GIVEN INFORMATION:
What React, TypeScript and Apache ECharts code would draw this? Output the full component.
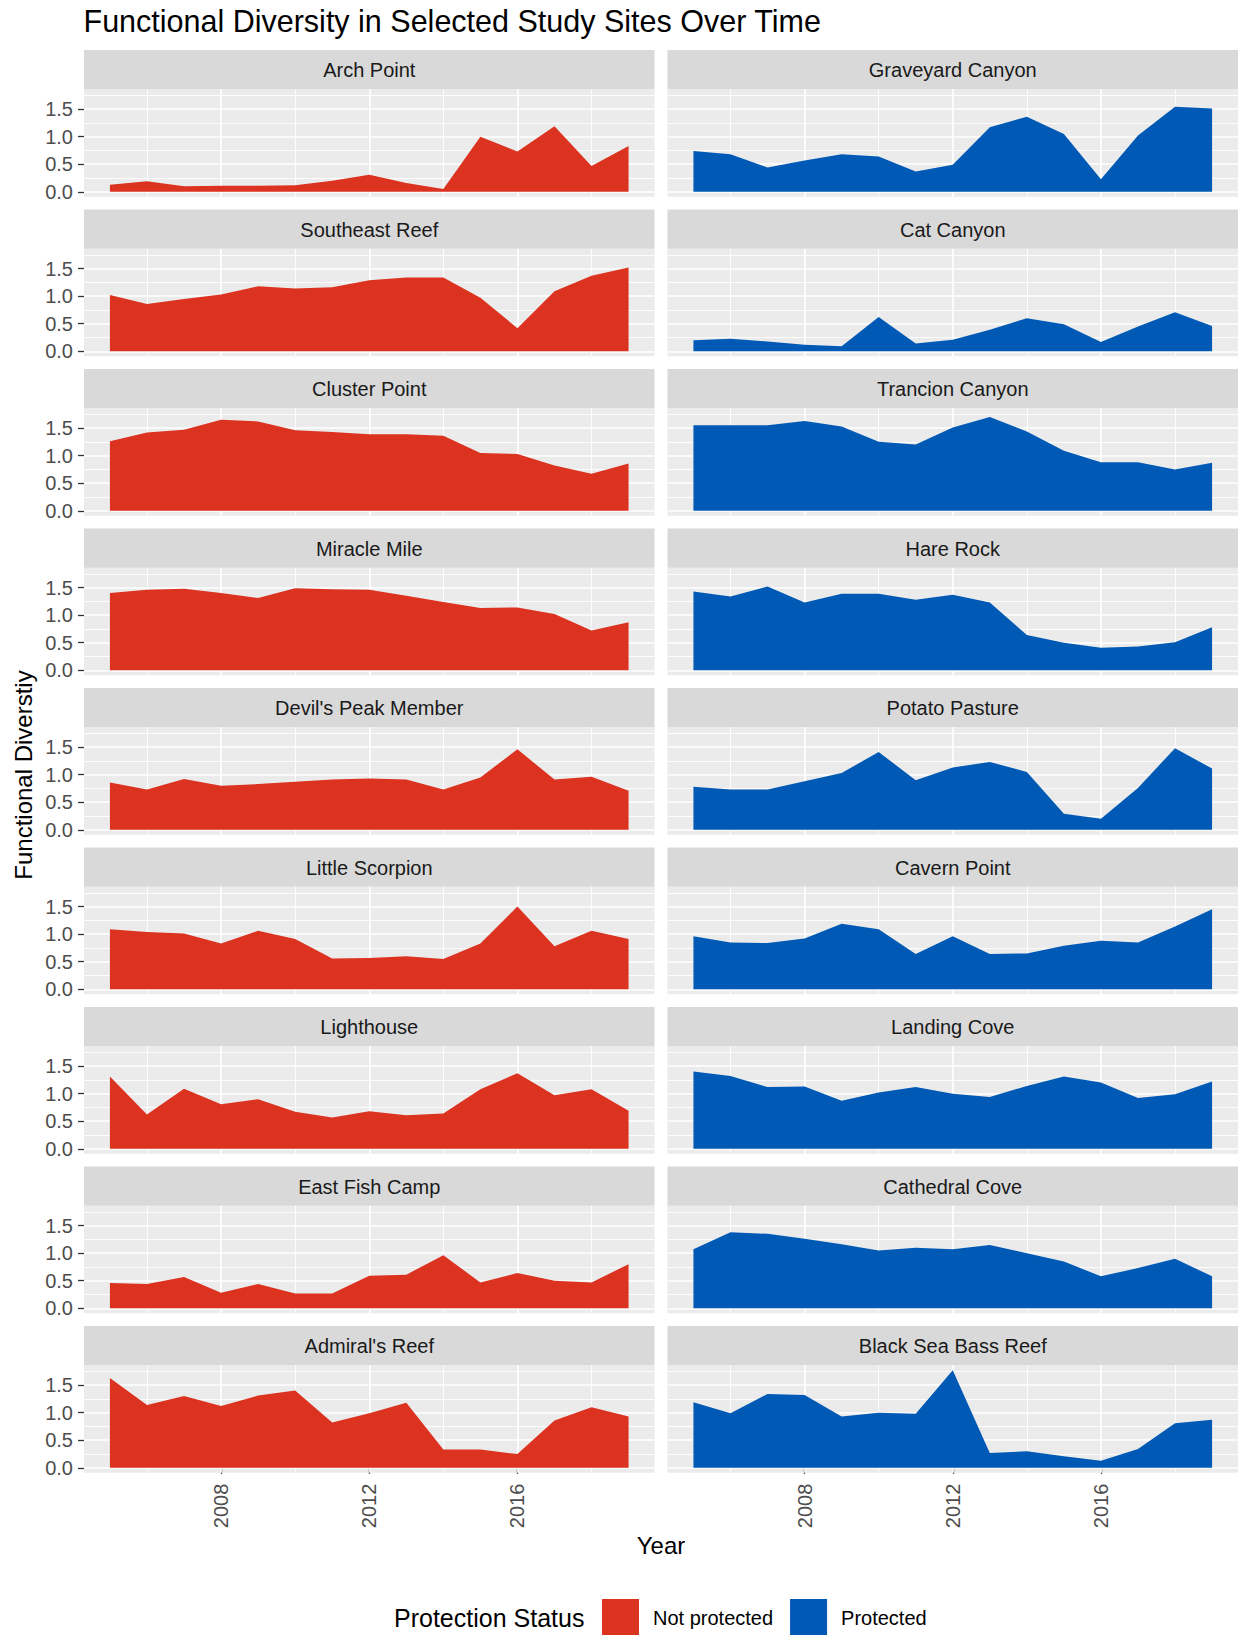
import React, { useEffect, useRef } from "react";
import * as echarts from "echarts";

const years = [2005, 2006, 2007, 2008, 2009, 2010, 2011, 2012, 2013, 2014, 2015, 2016, 2017, 2018, 2019];

const notProtectedSites = ["Arch Point", "Southeast Reef", "Cluster Point", "Miracle Mile", "Devil's Peak Member", "Little Scorpion", "Lighthouse", "East Fish Camp", "Admiral's Reef"];
const protectedSites = ["Graveyard Canyon", "Cat Canyon", "Trancion Canyon", "Hare Rock", "Potato Pasture", "Cavern Point", "Landing Cove", "Cathedral Cove", "Black Sea Bass Reef"];

const archPoint = [0.13, 0.19, 0.10, 0.11, 0.11, 0.12, 0.20, 0.31, 0.16, 0.05, 1.00, 0.73, 1.19, 0.47, 0.83];
const southeastReef = [1.02, 0.86, 0.95, 1.03, 1.18, 1.14, 1.16, 1.29, 1.34, 1.34, 0.97, 0.42, 1.09, 1.37, 1.52];
const clusterPoint = [1.26, 1.42, 1.47, 1.65, 1.62, 1.46, 1.43, 1.39, 1.39, 1.36, 1.05, 1.03, 0.82, 0.67, 0.86];
const miracleMile = [1.40, 1.46, 1.48, 1.40, 1.31, 1.49, 1.47, 1.46, 1.35, 1.24, 1.13, 1.14, 1.02, 0.72, 0.87];
const devilsPeakMember = [0.86, 0.73, 0.92, 0.80, 0.83, 0.87, 0.91, 0.93, 0.91, 0.73, 0.95, 1.46, 0.91, 0.96, 0.71];
const littleScorpion = [1.09, 1.04, 1.01, 0.83, 1.06, 0.91, 0.56, 0.57, 0.60, 0.55, 0.83, 1.50, 0.78, 1.06, 0.91];
const lighthouse = [1.31, 0.62, 1.09, 0.81, 0.90, 0.67, 0.57, 0.68, 0.61, 0.64, 1.08, 1.37, 0.97, 1.08, 0.69];
const eastFishCamp = [0.46, 0.44, 0.57, 0.28, 0.44, 0.27, 0.27, 0.59, 0.61, 0.96, 0.47, 0.64, 0.50, 0.47, 0.80];
const admiralsReef = [1.63, 1.14, 1.30, 1.12, 1.31, 1.40, 0.82, 0.99, 1.18, 0.33, 0.33, 0.25, 0.86, 1.10, 0.93];

const graveyardCanyon = [0.74, 0.68, 0.44, 0.57, 0.68, 0.64, 0.37, 0.49, 1.17, 1.36, 1.05, 0.23, 1.02, 1.54, 1.51];
const catCanyon = [0.20, 0.23, 0.18, 0.12, 0.09, 0.62, 0.14, 0.21, 0.39, 0.60, 0.49, 0.17, 0.45, 0.71, 0.46];
const trancionCanyon = [1.55, 1.55, 1.55, 1.63, 1.53, 1.25, 1.20, 1.51, 1.70, 1.44, 1.09, 0.88, 0.88, 0.75, 0.87];
const hareRock = [1.43, 1.34, 1.52, 1.23, 1.39, 1.39, 1.28, 1.37, 1.23, 0.64, 0.50, 0.41, 0.43, 0.51, 0.78];
const potatoPasture = [0.78, 0.73, 0.73, 0.88, 1.03, 1.41, 0.90, 1.13, 1.23, 1.05, 0.29, 0.20, 0.76, 1.48, 1.11];
const cavernPoint = [0.96, 0.85, 0.84, 0.92, 1.19, 1.09, 0.64, 0.96, 0.64, 0.65, 0.79, 0.88, 0.85, 1.14, 1.45];
const landingCove = [1.40, 1.32, 1.12, 1.13, 0.87, 1.02, 1.12, 1.00, 0.94, 1.14, 1.31, 1.20, 0.92, 0.99, 1.22];
const cathedralCove = [1.07, 1.38, 1.35, 1.26, 1.16, 1.05, 1.10, 1.07, 1.15, 1.00, 0.85, 0.58, 0.73, 0.90, 0.58];
const blackSeaBassReef = [1.19, 0.99, 1.34, 1.32, 0.93, 1.00, 0.98, 1.77, 0.27, 0.30, 0.21, 0.13, 0.34, 0.81, 0.87];

const notProtectedValues = [archPoint, southeastReef, clusterPoint, miracleMile, devilsPeakMember, littleScorpion, lighthouse, eastFishCamp, admiralsReef];
const protectedValues = [graveyardCanyon, catCanyon, trancionCanyon, hareRock, potatoPasture, cavernPoint, landingCove, cathedralCove, blackSeaBassReef];

const statusLabels = ["Not protected", "Protected"];
const yTicks = [0, 0.5, 1.0, 1.5];
const yMinorTicks = [0.25, 0.75, 1.25, 1.75];
const xTicks = [2008, 2012, 2016];
const xMinorTicks = [2006, 2010, 2014, 2018];

const COLORS = ["#DC3220", "#005AB5"];
const FONT = "'Liberation Sans', Arial, Helvetica, sans-serif";

export default function App() {
  const ref = useRef<HTMLDivElement>(null);

  useEffect(() => {
    if (!ref.current) return;
    const chart = echarts.init(ref.current, undefined, { renderer: "svg" });

    const allVals = [...notProtectedValues.flat(), ...protectedValues.flat()];
    const yMaxData = Math.max(...allVals);
    const yPad = yMaxData * 0.05;
    const xPad = (years[years.length - 1] - years[0]) * 0.05;

    const colLeft = [84, 667.5];
    const panelW = 570.5;
    const top0 = 89.3;
    const rowStep = 159.5;
    const panelH = 107.4;
    const stripH = 39.3;
    const nRows = 9;

    const grids: any[] = [];
    const xAxes: any[] = [];
    const yAxes: any[] = [];
    const series: any[] = [];
    const graphics: any[] = [];

    for (let r = 0; r < nRows; r++) {
      for (let c = 0; c < 2; c++) {
        const idx = grids.length;
        const left = colLeft[c];
        const top = top0 + rowStep * r;
        const isBottom = r === nRows - 1;
        const isLeft = c === 0;
        grids.push({
          left,
          top,
          width: panelW,
          height: panelH,
          show: true,
          backgroundColor: "#EBEBEB",
          borderWidth: 0,
          containLabel: false,
        });
        xAxes.push({
          type: "value",
          gridIndex: idx,
          min: years[0] - xPad,
          max: years[years.length - 1] + xPad,
          axisLine: { show: false },
          splitLine: { show: false },
          axisTick: {
            show: isBottom,
            customValues: xTicks,
            length: 6,
            lineStyle: { color: "#333333", width: 1.3 },
          },
          axisLabel: {
            show: isBottom,
            customValues: xTicks,
            rotate: 90,
            margin: 11,
            fontSize: 20,
            color: "#4D4D4D",
            fontFamily: FONT,
            formatter: (v: number) => String(v),
          },
        });
        yAxes.push({
          type: "value",
          gridIndex: idx,
          min: -yPad,
          max: yMaxData + yPad,
          axisLine: { show: false },
          splitLine: { show: false },
          axisTick: {
            show: isLeft,
            customValues: yTicks,
            length: 6,
            lineStyle: { color: "#333333", width: 1.3 },
          },
          axisLabel: {
            show: isLeft,
            customValues: yTicks,
            margin: 11,
            fontSize: 20,
            color: "#4D4D4D",
            fontFamily: FONT,
            formatter: (v: number) => v.toFixed(1),
          },
        });

        const vals = c === 0 ? notProtectedValues[r] : protectedValues[r];
        const name = c === 0 ? notProtectedSites[r] : protectedSites[r];
        const pts = years.map((y, i) => [y, vals[i]]);

        const gridLines: any[] = [];
        yMinorTicks.forEach((v) => gridLines.push({ yAxis: v, lineStyle: { width: 0.9 } }));
        xMinorTicks.forEach((v) => gridLines.push({ xAxis: v, lineStyle: { width: 0.9 } }));
        yTicks.forEach((v) => gridLines.push({ yAxis: v, lineStyle: { width: 1.7 } }));
        xTicks.forEach((v) => gridLines.push({ xAxis: v, lineStyle: { width: 1.7 } }));

        series.push({
          type: "line",
          name: "grid-" + name,
          xAxisIndex: idx,
          yAxisIndex: idx,
          data: pts,
          z: 1,
          silent: true,
          showSymbol: false,
          lineStyle: { opacity: 0, width: 0 },
          markLine: {
            silent: true,
            symbol: ["none", "none"],
            label: { show: false },
            z: 1,
            animation: false,
            lineStyle: { color: "#FFFFFF", type: "solid", opacity: 1 },
            emphasis: { disabled: true },
            data: gridLines,
          },
        });
        series.push({
          type: "line",
          name: statusLabels[c],
          xAxisIndex: idx,
          yAxisIndex: idx,
          data: pts,
          z: 3,
          silent: true,
          showSymbol: false,
          color: COLORS[c],
          itemStyle: { color: COLORS[c] },
          lineStyle: { width: 0, color: COLORS[c] },
          areaStyle: { color: COLORS[c], opacity: 1, origin: "auto" },
          emphasis: { disabled: true },
        });

        graphics.push({
          type: "rect",
          x: left,
          y: top - stripH,
          shape: { width: panelW, height: stripH },
          style: { fill: "#D9D9D9" },
          silent: true,
        });
        graphics.push({
          type: "text",
          x: left + panelW / 2,
          y: top - stripH / 2 + 0.5,
          style: {
            text: name,
            fill: "#1A1A1A",
            fontSize: 20,
            fontFamily: FONT,
            align: "center",
            verticalAlign: "middle",
          },
          silent: true,
        });
      }
    }

    graphics.push({
      type: "text",
      x: 83.5,
      y: 20.5,
      style: {
        text: "Functional Diversity in Selected Study Sites Over Time",
        fill: "#000000",
        fontSize: 30.5,
        fontFamily: FONT,
        align: "left",
        verticalAlign: "middle",
      },
      silent: true,
    });
    graphics.push({
      type: "text",
      x: 23.5,
      y: 775,
      rotation: Math.PI / 2,
      style: {
        text: "Functional Diverstiy",
        fill: "#000000",
        fontSize: 24,
        fontFamily: FONT,
        align: "center",
        verticalAlign: "middle",
      },
      silent: true,
    });
    graphics.push({
      type: "text",
      x: 661,
      y: 1545,
      style: {
        text: "Year",
        fill: "#000000",
        fontSize: 24,
        fontFamily: FONT,
        align: "center",
        verticalAlign: "middle",
      },
      silent: true,
    });
    graphics.push({
      type: "text",
      x: 394,
      y: 1618,
      style: {
        text: "Protection Status",
        fill: "#000000",
        fontSize: 25,
        fontFamily: FONT,
        align: "left",
        verticalAlign: "middle",
      },
      silent: true,
    });

    chart.setOption({
      animation: false,
      backgroundColor: "#FFFFFF",
      grid: grids,
      xAxis: xAxes,
      yAxis: yAxes,
      series,
      legend: {
        data: statusLabels,
        left: 602,
        top: 1599,
        padding: 0,
        orient: "horizontal",
        icon: "rect",
        itemWidth: 37,
        itemHeight: 37,
        itemGap: 17,
        selectedMode: false,
        textStyle: {
          fontSize: 20,
          color: "#000000",
          fontFamily: FONT,
          padding: [0, 0, 0, 9],
        },
      },
      graphic: graphics,
    });

    return () => {
      chart.dispose();
    };
  }, []);

  return (
    <div
      ref={ref}
      style={{ position: "absolute", left: 0, top: 0, width: 1238, height: 1635 }}
    />
  );
}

INSTRUCTIONS TO FOLLOW:
Extract, word for word, each line from the top of the data down to and including the line with "0.86, 1.10, 0.93];"; skip the pictures.

COMPLETED TASK:
What React, TypeScript and Apache ECharts code would draw this? Output the full component.
import React, { useEffect, useRef } from "react";
import * as echarts from "echarts";

const years = [2005, 2006, 2007, 2008, 2009, 2010, 2011, 2012, 2013, 2014, 2015, 2016, 2017, 2018, 2019];

const notProtectedSites = ["Arch Point", "Southeast Reef", "Cluster Point", "Miracle Mile", "Devil's Peak Member", "Little Scorpion", "Lighthouse", "East Fish Camp", "Admiral's Reef"];
const protectedSites = ["Graveyard Canyon", "Cat Canyon", "Trancion Canyon", "Hare Rock", "Potato Pasture", "Cavern Point", "Landing Cove", "Cathedral Cove", "Black Sea Bass Reef"];

const archPoint = [0.13, 0.19, 0.10, 0.11, 0.11, 0.12, 0.20, 0.31, 0.16, 0.05, 1.00, 0.73, 1.19, 0.47, 0.83];
const southeastReef = [1.02, 0.86, 0.95, 1.03, 1.18, 1.14, 1.16, 1.29, 1.34, 1.34, 0.97, 0.42, 1.09, 1.37, 1.52];
const clusterPoint = [1.26, 1.42, 1.47, 1.65, 1.62, 1.46, 1.43, 1.39, 1.39, 1.36, 1.05, 1.03, 0.82, 0.67, 0.86];
const miracleMile = [1.40, 1.46, 1.48, 1.40, 1.31, 1.49, 1.47, 1.46, 1.35, 1.24, 1.13, 1.14, 1.02, 0.72, 0.87];
const devilsPeakMember = [0.86, 0.73, 0.92, 0.80, 0.83, 0.87, 0.91, 0.93, 0.91, 0.73, 0.95, 1.46, 0.91, 0.96, 0.71];
const littleScorpion = [1.09, 1.04, 1.01, 0.83, 1.06, 0.91, 0.56, 0.57, 0.60, 0.55, 0.83, 1.50, 0.78, 1.06, 0.91];
const lighthouse = [1.31, 0.62, 1.09, 0.81, 0.90, 0.67, 0.57, 0.68, 0.61, 0.64, 1.08, 1.37, 0.97, 1.08, 0.69];
const eastFishCamp = [0.46, 0.44, 0.57, 0.28, 0.44, 0.27, 0.27, 0.59, 0.61, 0.96, 0.47, 0.64, 0.50, 0.47, 0.80];
const admiralsReef = [1.63, 1.14, 1.30, 1.12, 1.31, 1.40, 0.82, 0.99, 1.18, 0.33, 0.33, 0.25, 0.86, 1.10, 0.93];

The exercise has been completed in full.